Problem details
From the listing that follows, output everything exactly except the pictures.

Dataset excerpt
┌──

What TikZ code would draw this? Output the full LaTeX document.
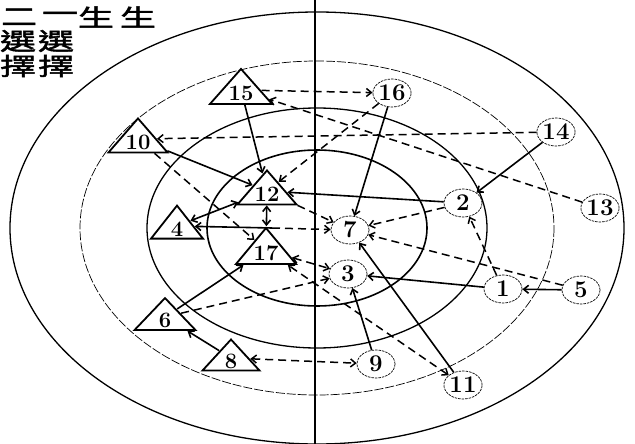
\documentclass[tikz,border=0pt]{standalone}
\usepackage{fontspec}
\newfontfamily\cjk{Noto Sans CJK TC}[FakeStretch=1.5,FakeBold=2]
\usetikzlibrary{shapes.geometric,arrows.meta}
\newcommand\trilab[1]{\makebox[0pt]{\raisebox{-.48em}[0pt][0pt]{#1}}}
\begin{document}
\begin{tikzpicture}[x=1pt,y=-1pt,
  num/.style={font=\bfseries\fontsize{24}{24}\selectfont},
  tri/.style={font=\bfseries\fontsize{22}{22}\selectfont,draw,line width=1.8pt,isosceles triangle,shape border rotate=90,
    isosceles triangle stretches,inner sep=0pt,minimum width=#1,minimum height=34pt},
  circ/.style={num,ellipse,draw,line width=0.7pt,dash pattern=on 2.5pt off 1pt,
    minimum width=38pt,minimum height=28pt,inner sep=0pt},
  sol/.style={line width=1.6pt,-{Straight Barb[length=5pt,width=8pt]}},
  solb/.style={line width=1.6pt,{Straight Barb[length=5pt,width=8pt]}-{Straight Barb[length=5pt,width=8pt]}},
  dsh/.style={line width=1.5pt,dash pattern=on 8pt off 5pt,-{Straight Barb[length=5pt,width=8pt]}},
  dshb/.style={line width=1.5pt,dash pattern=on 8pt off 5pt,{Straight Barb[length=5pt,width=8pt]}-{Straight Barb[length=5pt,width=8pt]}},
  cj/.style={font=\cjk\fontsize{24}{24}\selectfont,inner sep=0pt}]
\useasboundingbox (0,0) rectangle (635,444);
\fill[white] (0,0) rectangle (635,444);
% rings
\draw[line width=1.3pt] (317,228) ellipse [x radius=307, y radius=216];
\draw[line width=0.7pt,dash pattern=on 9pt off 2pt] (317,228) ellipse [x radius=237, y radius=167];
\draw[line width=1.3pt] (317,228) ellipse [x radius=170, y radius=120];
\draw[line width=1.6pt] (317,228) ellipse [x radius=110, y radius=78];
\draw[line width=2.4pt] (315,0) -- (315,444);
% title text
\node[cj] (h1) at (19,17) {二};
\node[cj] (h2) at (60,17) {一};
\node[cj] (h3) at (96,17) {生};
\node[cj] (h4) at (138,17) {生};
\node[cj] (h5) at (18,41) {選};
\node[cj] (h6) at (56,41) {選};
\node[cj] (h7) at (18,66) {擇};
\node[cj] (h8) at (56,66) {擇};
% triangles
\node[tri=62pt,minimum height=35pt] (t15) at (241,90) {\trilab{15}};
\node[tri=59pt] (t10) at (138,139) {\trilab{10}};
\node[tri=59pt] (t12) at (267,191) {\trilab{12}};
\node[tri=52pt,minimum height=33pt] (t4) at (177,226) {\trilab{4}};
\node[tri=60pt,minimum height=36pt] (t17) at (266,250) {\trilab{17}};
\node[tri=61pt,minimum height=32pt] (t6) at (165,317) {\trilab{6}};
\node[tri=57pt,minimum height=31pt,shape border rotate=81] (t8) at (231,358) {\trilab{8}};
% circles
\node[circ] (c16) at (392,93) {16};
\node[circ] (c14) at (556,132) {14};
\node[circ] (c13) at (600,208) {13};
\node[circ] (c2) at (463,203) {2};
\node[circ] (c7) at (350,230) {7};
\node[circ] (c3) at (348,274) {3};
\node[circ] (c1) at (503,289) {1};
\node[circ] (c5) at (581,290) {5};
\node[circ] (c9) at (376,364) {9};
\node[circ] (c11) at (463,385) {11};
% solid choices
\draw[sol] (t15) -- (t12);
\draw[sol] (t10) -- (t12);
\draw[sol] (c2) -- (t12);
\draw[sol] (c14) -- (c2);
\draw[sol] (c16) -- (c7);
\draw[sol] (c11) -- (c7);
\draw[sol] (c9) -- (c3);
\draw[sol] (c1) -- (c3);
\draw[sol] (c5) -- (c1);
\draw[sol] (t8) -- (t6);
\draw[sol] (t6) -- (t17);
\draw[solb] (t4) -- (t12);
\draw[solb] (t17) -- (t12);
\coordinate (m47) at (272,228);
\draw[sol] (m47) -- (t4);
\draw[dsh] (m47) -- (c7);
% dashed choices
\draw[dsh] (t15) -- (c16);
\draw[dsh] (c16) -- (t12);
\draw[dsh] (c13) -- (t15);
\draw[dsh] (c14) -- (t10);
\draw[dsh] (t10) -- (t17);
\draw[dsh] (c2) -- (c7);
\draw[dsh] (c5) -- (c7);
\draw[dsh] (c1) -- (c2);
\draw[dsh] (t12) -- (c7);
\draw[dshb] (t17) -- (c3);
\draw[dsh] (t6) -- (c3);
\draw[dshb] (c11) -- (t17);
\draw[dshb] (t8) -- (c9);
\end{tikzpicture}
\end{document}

└──

Response to this task
What TikZ code would draw this? Output the full LaTeX document.
\documentclass[tikz,border=0pt]{standalone}
\usepackage{fontspec}
\newfontfamily\cjk{Noto Sans CJK TC}[FakeStretch=1.5,FakeBold=2]
\usetikzlibrary{shapes.geometric,arrows.meta}
\newcommand\trilab[1]{\makebox[0pt]{\raisebox{-.48em}[0pt][0pt]{#1}}}
\begin{document}
\begin{tikzpicture}[x=1pt,y=-1pt,
  num/.style={font=\bfseries\fontsize{24}{24}\selectfont},
  tri/.style={font=\bfseries\fontsize{22}{22}\selectfont,draw,line width=1.8pt,isosceles triangle,shape border rotate=90,
    isosceles triangle stretches,inner sep=0pt,minimum width=#1,minimum height=34pt},
  circ/.style={num,ellipse,draw,line width=0.7pt,dash pattern=on 2.5pt off 1pt,
    minimum width=38pt,minimum height=28pt,inner sep=0pt},
  sol/.style={line width=1.6pt,-{Straight Barb[length=5pt,width=8pt]}},
  solb/.style={line width=1.6pt,{Straight Barb[length=5pt,width=8pt]}-{Straight Barb[length=5pt,width=8pt]}},
  dsh/.style={line width=1.5pt,dash pattern=on 8pt off 5pt,-{Straight Barb[length=5pt,width=8pt]}},
  dshb/.style={line width=1.5pt,dash pattern=on 8pt off 5pt,{Straight Barb[length=5pt,width=8pt]}-{Straight Barb[length=5pt,width=8pt]}},
  cj/.style={font=\cjk\fontsize{24}{24}\selectfont,inner sep=0pt}]
\useasboundingbox (0,0) rectangle (635,444);
\fill[white] (0,0) rectangle (635,444);
% rings
\draw[line width=1.3pt] (317,228) ellipse [x radius=307, y radius=216];
\draw[line width=0.7pt,dash pattern=on 9pt off 2pt] (317,228) ellipse [x radius=237, y radius=167];
\draw[line width=1.3pt] (317,228) ellipse [x radius=170, y radius=120];
\draw[line width=1.6pt] (317,228) ellipse [x radius=110, y radius=78];
\draw[line width=2.4pt] (315,0) -- (315,444);
% title text
\node[cj] (h1) at (19,17) {二};
\node[cj] (h2) at (60,17) {一};
\node[cj] (h3) at (96,17) {生};
\node[cj] (h4) at (138,17) {生};
\node[cj] (h5) at (18,41) {選};
\node[cj] (h6) at (56,41) {選};
\node[cj] (h7) at (18,66) {擇};
\node[cj] (h8) at (56,66) {擇};
% triangles
\node[tri=62pt,minimum height=35pt] (t15) at (241,90) {\trilab{15}};
\node[tri=59pt] (t10) at (138,139) {\trilab{10}};
\node[tri=59pt] (t12) at (267,191) {\trilab{12}};
\node[tri=52pt,minimum height=33pt] (t4) at (177,226) {\trilab{4}};
\node[tri=60pt,minimum height=36pt] (t17) at (266,250) {\trilab{17}};
\node[tri=61pt,minimum height=32pt] (t6) at (165,317) {\trilab{6}};
\node[tri=57pt,minimum height=31pt,shape border rotate=81] (t8) at (231,358) {\trilab{8}};
% circles
\node[circ] (c16) at (392,93) {16};
\node[circ] (c14) at (556,132) {14};
\node[circ] (c13) at (600,208) {13};
\node[circ] (c2) at (463,203) {2};
\node[circ] (c7) at (350,230) {7};
\node[circ] (c3) at (348,274) {3};
\node[circ] (c1) at (503,289) {1};
\node[circ] (c5) at (581,290) {5};
\node[circ] (c9) at (376,364) {9};
\node[circ] (c11) at (463,385) {11};
% solid choices
\draw[sol] (t15) -- (t12);
\draw[sol] (t10) -- (t12);
\draw[sol] (c2) -- (t12);
\draw[sol] (c14) -- (c2);
\draw[sol] (c16) -- (c7);
\draw[sol] (c11) -- (c7);
\draw[sol] (c9) -- (c3);
\draw[sol] (c1) -- (c3);
\draw[sol] (c5) -- (c1);
\draw[sol] (t8) -- (t6);
\draw[sol] (t6) -- (t17);
\draw[solb] (t4) -- (t12);
\draw[solb] (t17) -- (t12);
\coordinate (m47) at (272,228);
\draw[sol] (m47) -- (t4);
\draw[dsh] (m47) -- (c7);
% dashed choices
\draw[dsh] (t15) -- (c16);
\draw[dsh] (c16) -- (t12);
\draw[dsh] (c13) -- (t15);
\draw[dsh] (c14) -- (t10);
\draw[dsh] (t10) -- (t17);
\draw[dsh] (c2) -- (c7);
\draw[dsh] (c5) -- (c7);
\draw[dsh] (c1) -- (c2);
\draw[dsh] (t12) -- (c7);
\draw[dshb] (t17) -- (c3);
\draw[dsh] (t6) -- (c3);
\draw[dshb] (c11) -- (t17);
\draw[dshb] (t8) -- (c9);
\end{tikzpicture}
\end{document}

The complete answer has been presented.